Bus Enumeration
In order to address a PCI device it must be mapped into the I/O port address space or the memory-mapped address space of the system. The system's firmware/device drivers or the operating system will program the Base Address Registers (commonly called BARs) to inform the device of its address mapping by writing configuration commands to the PCI controller. Because all PCI devices are in an inactive state upon system reset, they will not have any addresses assigned to them by which the operating system or device drivers can communicate with them. Either the BIOS or the operating system geographically addresses the PCI slots (e.g. the first PCI slot, the second PCI slot, or the third PCI slot, etc., on the motherboard) through the PCI controller using the per slot IDSEL (Initialization Device Select) signals.
Since there is no direct method for the BIOS or OS to determine which PCI slots have devices installed (nor the functions the device implements) the PCI bus(es) must be enumerated. Bus enumeration is performed by attempting to read the Vendor- and Device ID register for each combination of bus number and device number, at the device's function #0.
If there is no device that implements the function zero (i.e., vendor and device ID registers), the bus master performs an abort and returns all 1s in binary (hexadecimal FFFFFFFF). All ones is an invalid VID/DID value, thus a device driver can tell that the specified combination bus/device/function (B/D/F) does not exist. So, when a read to a function ID of zero for given bus/device causes the master (initiator) to abort, it must then be presumed that no working device exists on that bus because devices are required to implement function number zero. In this case, reads to the remaining functions numbers (1–7) are not necessary as they also will not exist.
When a read to a specified BDF combination vendor ID register succeeds, the BIOS or OS knows it exists. It write all 1s to the BARs, and read back the devices requested memory size in the form of 0s where don't care address is. The design implies that all address spaces used are a power of two and are naturally aligned. At this point BIOS or OS program the memory mapped and I/O port addresses the function will respond to into the devices' BAR configuration register. These addresses stay valid as long as the system remains turned on. On power off, all these settings are lost and on the next system boot, the configuration procedure is repeated all over again. Since this entire process is fully automated, the computer user is spared the task of configuring any newly added hardware manually by modifying settings of DIP switches on the cards themselves. This is how plug and play is implemented.

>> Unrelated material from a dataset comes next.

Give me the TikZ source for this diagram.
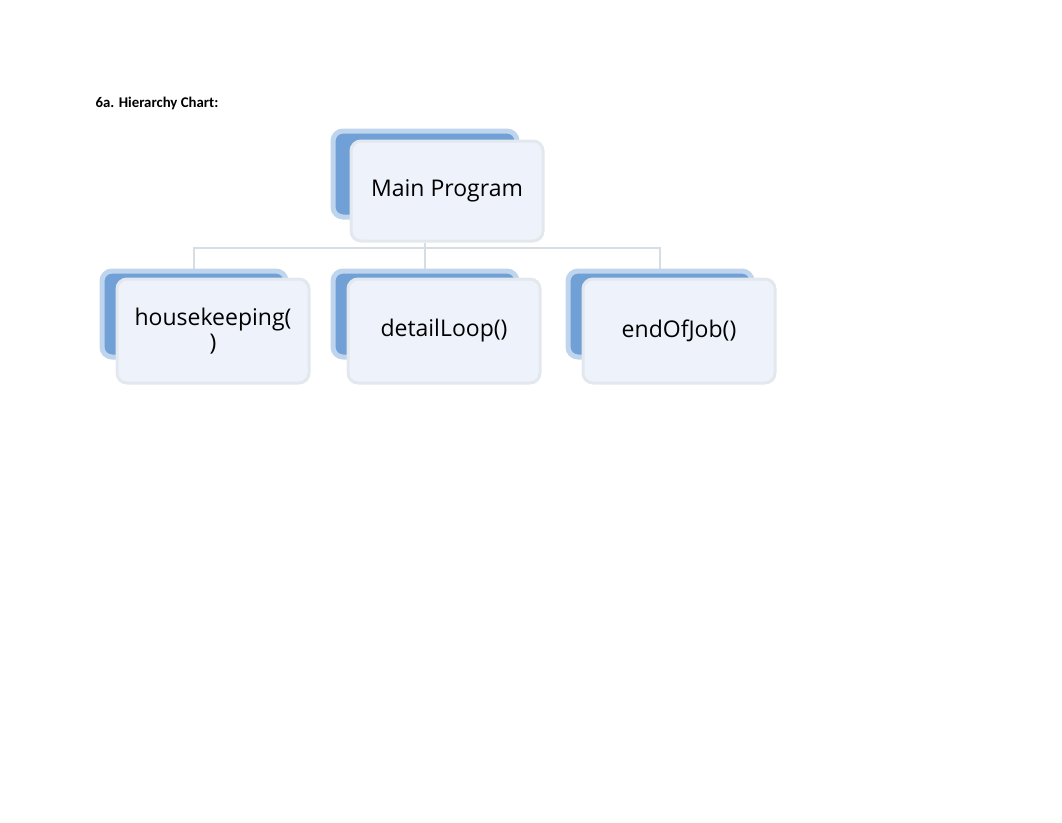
\documentclass[tikz,border=0pt]{standalone}
\usepackage{fontspec}
\setmainfont{Open Sans}
\newfontfamily\titlefont{Carlito}
\usetikzlibrary{positioning}

\definecolor{frameblue}{RGB}{112,160,214}
\definecolor{boxfill}{RGB}{238,243,251}
\definecolor{boxedge}{RGB}{226,232,237}
\definecolor{linkgray}{RGB}{214,222,228}

\begin{document}
\begin{tikzpicture}[x=1pt,y=-1pt,
  blueframe/.style={fill=frameblue, draw=frameblue!45, line width=5pt, rounded corners=10pt,
    minimum width=184pt, minimum height=86pt},
  lightbox/.style={fill=boxfill, draw=boxedge, line width=3pt, rounded corners=10pt,
    minimum width=192pt, minimum height=100pt, inner sep=2pt, align=center,
    font=\fontsize{23}{25}\selectfont},
  link/.style={draw=linkgray, line width=2pt}]
  \useasboundingbox (0,0) rectangle (1062,822);

  \node[font=\titlefont\bfseries\fontsize{14.8}{17}\selectfont] (title) at (157,103) {6a. Hierarchy Chart:};

  % top box
  \node[blueframe] (mainb) at (425,174) {};
  \node[lightbox] (main) at (447,191) {Main Program};

  % second level
  \foreach \x/\name/\txt in {194/house/{housekeeping(\\)}, 425/detail/{detailLoop()}, 660/eoj/{endOfJob()}} {
    \node[blueframe] (\name b) at (\x,314) {};
    \node[lightbox, minimum height=104pt] (\name) at (\x+19,331) {\txt};
  }

  % connectors
  \draw[link] (main.south -| mainb.south) -- ++(0,5) coordinate (bar);
  \foreach \name in {house,detail,eoj}
    \draw[link] (bar) -| (\name b.north);
\end{tikzpicture}
\end{document}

If a PCI-to-PCI bridge is found, the system must assign the secondary PCI bus beyond the bridge a bus number other than 0, and then enumerate the devices on that secondary bus.
Each non-bridge PCI device function can implement up to 6 BARs, each of which can respond to different addresses in I/O port and memory-mapped address space. Each BAR describes a region :
Bits | Description | Values |
---|---|---|
For all PCI BARs | ||
0 | Region Type | 0 = Memory 1 = I/O (deprecated) |
For Memory BARs | ||
2-1 | Locatable | 0 = any 32-bit 1 = < 1MiB 2 = any 64-bit |
3 | Prefetchable | 0 = no 1 = yes |
31-4 | Base Address | 16-byte aligned |
For I/O BARs (Deprecated) | ||
1 | Reserved | |
31-2 | Base Address | 4-byte aligned |
A device can have a ROM which can contain driver code or configuration information.